GoogleImages From the inbox of "Uh, Artie?"

Uh, Artie?

I'm
wondering if you could help me. I know you are a professional so I
don't ask lightly.

I always enjoy reading your blog. I find your writings to be interesting, meaningful,
and relevant.

I've recently been elected as PTO President for
the NA High School. I'm trying to change the culture, one baby step at
a time. I'd like to find ways to connect parents to each other and our
common goal of parenting great kids (well, at least I think that's our
goal!).

I started a blog β€” one post, many months ago πŸ™‚ β€” and really
want to make something of it. I'm having a hard time figuring out how
to write in a way that will get people to think about what I write. I'm
humble enough to know that I don't have great thoughts, but I do
believe that the journey that parents take can be lonely.
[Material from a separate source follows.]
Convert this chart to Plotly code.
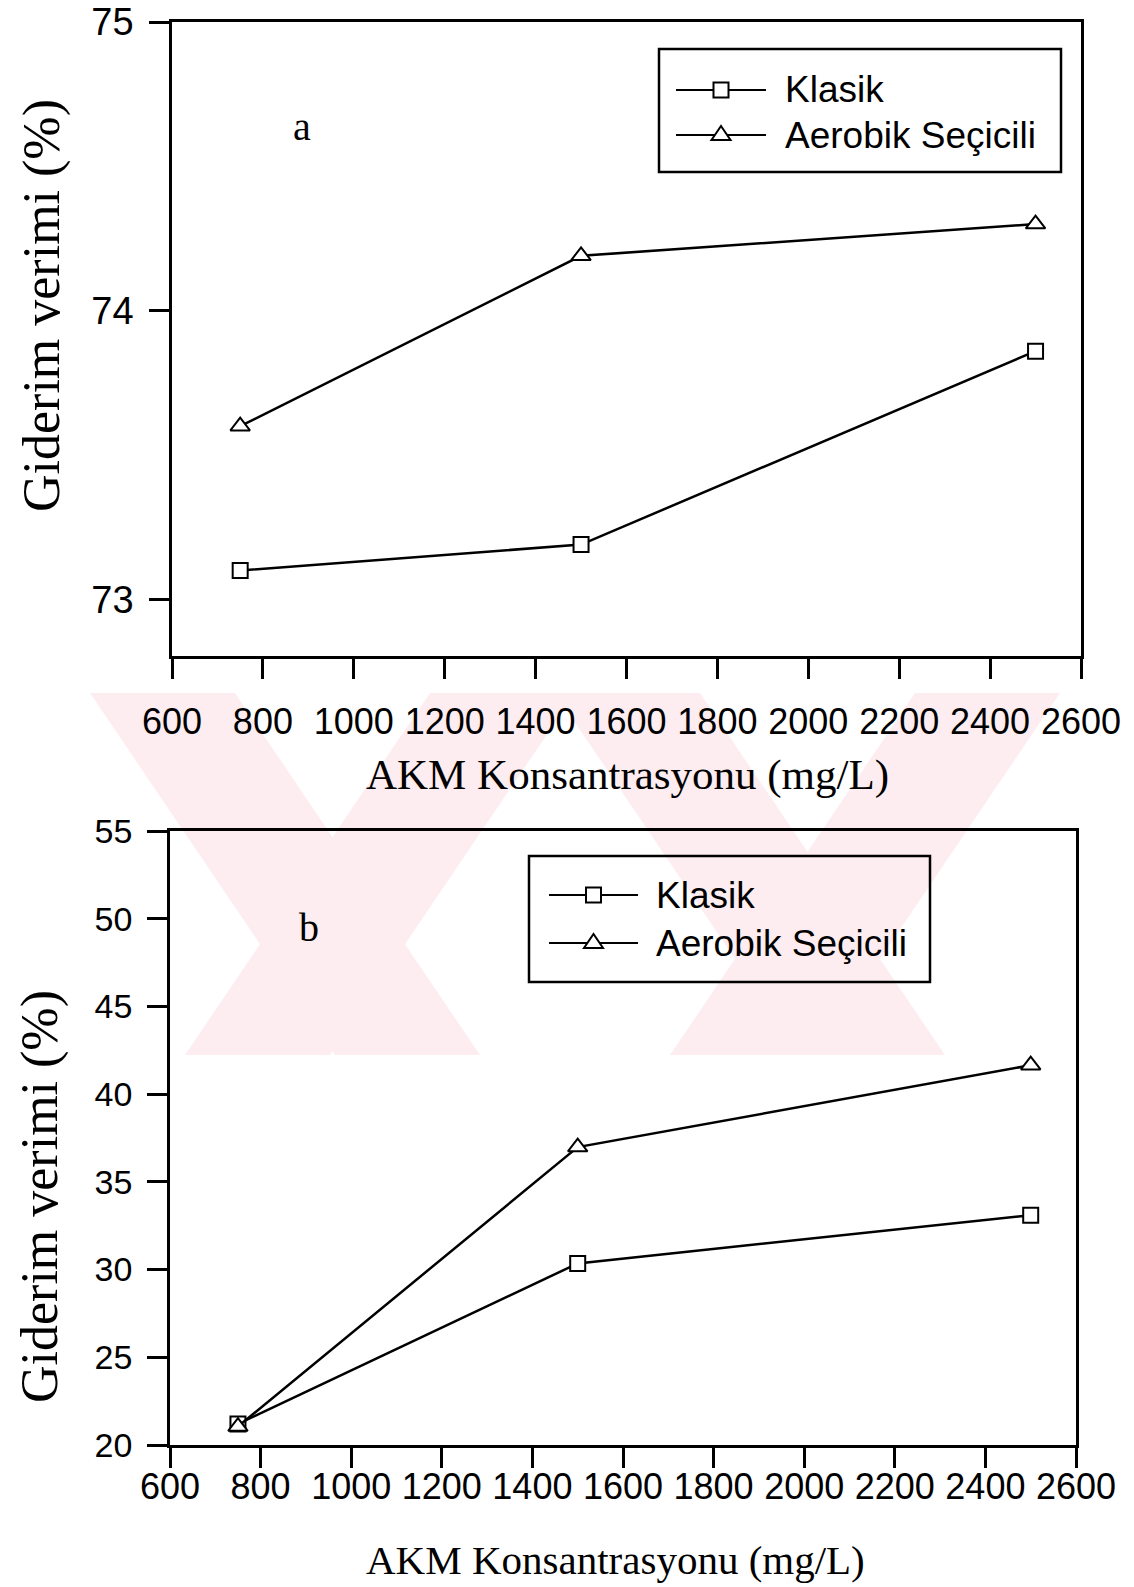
import plotly.graph_objects as go

W, H = 1134, 1587

# ---------------- data ----------------
akm = [750, 1500, 2500]
klasik_a = [73.1, 73.19, 73.86]
aerobik_a = [73.6, 74.19, 74.3]
klasik_b = [21.2, 30.35, 33.1]
aerobik_b = [21.05, 36.98, 41.65]
series_names = ["Klasik", "Aerobik Seçicili"]
x_ticks = [600, 800, 1000, 1200, 1400, 1600, 1800, 2000, 2200, 2400, 2600]
y_ticks_a = [73, 74, 75]
y_ticks_b = [20, 25, 30, 35, 40, 45, 50, 55]
panel_labels = ["a", "b"]
x_title = "AKM Konsantrasyonu (mg/L)"
y_title = "Giderim verimi (%)"

SANS = "Liberation Sans, Arial, sans-serif"
SERIF = "Liberation Serif, Times New Roman, serif"


def fx(x):
    return x / W


def fy(y):
    return 1 - y / H


fig = go.Figure()

line_style = dict(color="black", width=2.5)
sq_marker = dict(symbol="square", size=15, color="white", line=dict(color="black", width=2))
tri_marker = dict(symbol="triangle-up", size=17, color="white", line=dict(color="black", width=2))

fig.add_trace(go.Scatter(x=akm, y=klasik_a, mode="lines+markers", name=series_names[0],
                         line=line_style, marker=sq_marker, xaxis="x", yaxis="y", showlegend=False))
fig.add_trace(go.Scatter(x=akm, y=aerobik_a, mode="lines+markers", name=series_names[1],
                         line=line_style, marker=tri_marker, xaxis="x", yaxis="y", showlegend=False))
fig.add_trace(go.Scatter(x=akm, y=klasik_b, mode="lines+markers", name=series_names[0],
                         line=line_style, marker=sq_marker, xaxis="x2", yaxis="y2", showlegend=False))
fig.add_trace(go.Scatter(x=akm, y=aerobik_b, mode="lines+markers", name=series_names[1],
                         line=line_style, marker=tri_marker, xaxis="x2", yaxis="y2", showlegend=False))

ax = dict(showline=True, linecolor="black", linewidth=2.5, mirror=True,
          ticks="outside", ticklen=20, tickwidth=2.5, tickcolor="black",
          showgrid=False, zeroline=False, automargin=False, tickangle=0)

fig.update_layout(
    width=W, height=H, template="none",
    paper_bgcolor="white", plot_bgcolor="rgba(0,0,0,0)",
    margin=dict(l=0, r=0, t=0, b=0, pad=0),
    showlegend=False,
    xaxis=dict(ax, domain=[fx(172), fx(1081)], range=[600, 2600], tickvals=x_ticks,
               anchor="y", tickfont=dict(family=SANS, size=36, color="black"),
               ticklabelstandoff=12),
    yaxis=dict(ax, domain=[fy(656), fy(22)], range=[72.804, 75], tickvals=y_ticks_a,
               anchor="x", tickfont=dict(family=SANS, size=38, color="black"),
               ticklabelstandoff=8),
    xaxis2=dict(ax, domain=[fx(170), fx(1076)], range=[600, 2600], tickvals=x_ticks,
                anchor="y2", tickfont=dict(family=SANS, size=36, color="black"),
                ticklabelstandoff=-12),
    yaxis2=dict(ax, domain=[fy(1445), fy(831)], range=[20, 55], tickvals=y_ticks_b,
                anchor="x2", tickfont=dict(family=SANS, size=34, color="black"),
                ticklabelstandoff=8),
)

shapes = []
annotations = []

# ---------------- watermark (faint pink background decoration) ----------------
pink = "#fdedf0"
wm_top, wm_bot = 693, 1055
bands = [
    [(90, wm_top), (235, wm_top), (480, wm_bot), (335, wm_bot)],
    [(430, wm_top), (575, wm_top), (330, wm_bot), (185, wm_bot)],
    [(555, wm_top), (700, wm_top), (945, wm_bot), (800, wm_bot)],
    [(915, wm_top), (1060, wm_top), (815, wm_bot), (670, wm_bot)],
]
for poly in bands:
    path = "M " + " L ".join(f"{fx(px):.5f},{fy(py):.5f}" for px, py in poly) + " Z"
    shapes.append(dict(type="path", xref="paper", yref="paper", path=path,
                       fillcolor=pink, line=dict(width=0), layer="below"))

# ---------------- custom legends ----------------
def add_legend(box, row_y, sample_x, text_x):
    x0, y0, x1, y1 = box
    shapes.append(dict(type="rect", xref="paper", yref="paper",
                       x0=fx(x0), x1=fx(x1), y0=fy(y1), y1=fy(y0),
                       line=dict(color="black", width=2.5), fillcolor="rgba(0,0,0,0)", layer="above"))
    cx = (sample_x[0] + sample_x[1]) / 2
    for i, ry in enumerate(row_y):
        shapes.append(dict(type="line", xref="paper", yref="paper",
                           x0=fx(sample_x[0]), x1=fx(sample_x[1]), y0=fy(ry), y1=fy(ry),
                           line=dict(color="black", width=2), layer="above"))
        if i == 0:
            s = 7.5
            shapes.append(dict(type="rect", xref="paper", yref="paper",
                               x0=fx(cx - s), x1=fx(cx + s), y0=fy(ry + s), y1=fy(ry - s),
                               line=dict(color="black", width=2), fillcolor="white", layer="above"))
        else:
            pts = [(cx - 9.5, ry + 5), (cx + 9.5, ry + 5), (cx, ry - 9)]
            path = "M " + " L ".join(f"{fx(px):.5f},{fy(py):.5f}" for px, py in pts) + " Z"
            shapes.append(dict(type="path", xref="paper", yref="paper", path=path,
                               line=dict(color="black", width=2), fillcolor="white", layer="above"))
        annotations.append(dict(xref="paper", yref="paper", x=fx(text_x), y=fy(ry),
                                xanchor="left", yanchor="middle", showarrow=False,
                                text=series_names[i],
                                font=dict(family=SANS, size=37, color="black")))


add_legend((659, 49, 1061, 172), [90, 135], (676, 766), 783)
add_legend((529, 856, 930, 982), [895, 943], (549, 638), 654)

# ---------------- titles and panel labels ----------------
for (cx, cy, fs) in [(627, 775, 43), (615, 1560, 41)]:
    annotations.append(dict(xref="paper", yref="paper", x=fx(cx), y=fy(cy),
                            xanchor="center", yanchor="middle", showarrow=False,
                            text=x_title, font=dict(family=SERIF, size=fs, color="black")))
for (cx, cy) in [(42, 306), (40, 1197)]:
    annotations.append(dict(xref="paper", yref="paper", x=fx(cx), y=fy(cy),
                            xanchor="center", yanchor="middle", showarrow=False, textangle=-90,
                            text=y_title, font=dict(family=SERIF, size=52, color="black")))
for lab, (cx, cy) in zip(panel_labels, [(302, 127), (309, 927)]):
    annotations.append(dict(xref="paper", yref="paper", x=fx(cx), y=fy(cy),
                            xanchor="center", yanchor="middle", showarrow=False,
                            text=lab, font=dict(family=SERIF, size=40, color="black")))

fig.update_layout(shapes=shapes, annotations=annotations)
fig.write_html("out.html")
We need each
other and each other's wisdom, if only to say "Well, I'm not going to
do that!" πŸ™‚

If you have some time or can do it in pixels, I'd love
some advice from you about how to write each day (or several times a
week) about a topic, how to make it meaningful and most importantly for
me – how to include questions or "deep thoughts" to get my audience to
stop and reflect.

I value your intellect and wisdom and your writing skill. I hope you will agree to offer me some advice.

Thanks in advance,

Beth

P.S. Feel free to use my comments. You can use my name, too!

How To Start Blogging

Dear Beth,

Congratulations. Way to go. You are a good person doing so much good. Your whole family is deep in community service. How wonderful.

Thanks
for your kind words.

As for writing for a blogsite, here is how I do it:

  1. Stop thinking. Start writing. Now. Write one before breakfast every day.
  2. Don't write to make others think. I just write to make myself think.
    Some readers will come along. Many will ignore me. There's no accounting for
    taste. If a blogger has 3-10 loyal readers, that's victory.
  3. Secretly publish the first three posts. I did this and then announced I was blogging, so, as friends realized I was writing, they didn't come to a site to see only
    one post. 
  4. Grab a photo from Google Images that fuels curiosity.
  5. Keep each post short (200-250 words).
  6. Write each as if writing a casual, tongue-in-cheek letter to one
    specific person in the target audience. (I change that person
    from post to post.) Sometimes I send the person a link to the post, in an
    email that says, "I secretly wrote this with you in mind. I hope you
    like it."
  7. Break paragraphs (contrary to what your grammar teacher
    taught) in the middle so they are rarely more than three sentences long.
  8. Put subheads in bold between every two or three paragraphs.
  9. Make your design readable. If you use white type without serifs on a dark or, worse, a photographic background, then your design is not focused on the text. That makes it hard for any reader more than 40 years old. I won't read it.

How long does it take?
That's the most frequent question I'm asked. (Almost no one asks, "Why do you do it?")

It takes about 30-45 minutes per day. To many, that seems like too much time to spend writing. I think it's time well spent.

Peace and love from all of us (me) here at Uh, Artie?